The British Political Agent in Rajkot was called in to settle the dispute. The jewels were returned to the treasury, and Kumar Bhavsinghji
warned that unless his conduct dramatically improved, he would not be allowed to become Rana when his grandfather passed on. Laxmidas Gandhi was told he could not visit Porbandar without the express permission of the Political Agent in Rajkot.
15

Barred from his home town, and in disgrace with the authorities, Laxmidas turned to his brother Mohandas for help. Gandhi had briefly met the Political Agent in London. Could he not talk to the man and restore Laxmidas to favour?

Gandhi was hesitant, as he saw it, to ‘try to take advantage of a trifling acquaintance in England’. His brother persisted. ‘You do not know Kathiawar,’ he said, ‘and you have yet to know the world. Only influence counts here. It is not proper for you, a brother, to shirk your duty, when you can clearly put in a good word about me to an officer you know.’

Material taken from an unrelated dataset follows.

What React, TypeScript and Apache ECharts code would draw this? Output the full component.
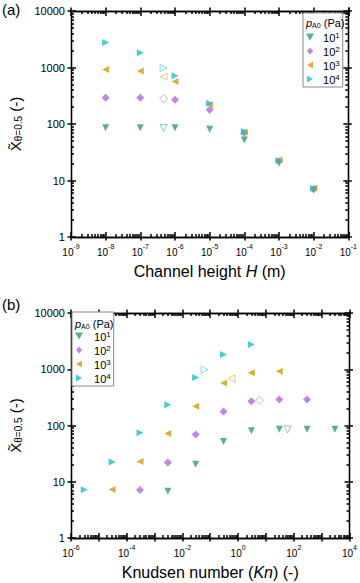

Laxmidas was an elder brother; besides, he had come to Mohandas’s rescue when he needed money to study law in London. Against his better judgement, Gandhi went to meet the Political Agent. But racial boundaries were far more sharply drawn in British India: in the colony, a casual friendship between an Englishman and an Indian in the metropolis counted for nothing. When Mohandas went to plead his brother’s case, the Agent had him thrown out of the office.
16

By his actions, Laxmidas Gandhi had ruined any chance Mohandas had of early preferment in Porbandar. After the fiasco in the palace the chances of a judgeship or diwanship had receded, if not altogether disappeared.
17
The best option now was for Mohandas to work as a lawyer in British India. In early November 1891 he returned to Bombay, with a view to enrolling in the High Court. He was granted a licence on the basis of a certificate from the Inner Temple and a letter of recommendation from a British barrister.
18

Bombay in the 1890s had a population of just under 1 million. A British resident called it ‘All India in Miniature’: anyone walking through its streets could hear forty languages being spoken, while their nostrils were assailed with the ‘blending of incenses and spices and garlic, and sugar and goats and dung’.
19
Once a cluster of fishing villages, by the late nineteenth century Bombay was a thriving industrial and commercial centre. There were some fifty cotton mills, employing more than 50,000 people. There was a buzz of economic activity: land
reclaimed from the sea, new railway lines laid to link the suburbs to the city, new docks constructed to cope with the increase in shipping. Schools and colleges were being opened all the time. The city was home to all the religions of India (and the world). It was also very diverse in class terms, with a large proletariat, a substantial business community, and a small but growing class of English-speaking lawyers, doctors, clerks and teachers.
20
As the city expanded, wrote one historian, ‘all tribes in Western India seemed to have flocked to Bombay, like the Adriatic tribes who took refuge in the city of the Lagoons.’
21
Gandhi’s fellow Gujaratis were a key part of this migration, moving down the coast to take advantage of the new opportunities in trade and the professions.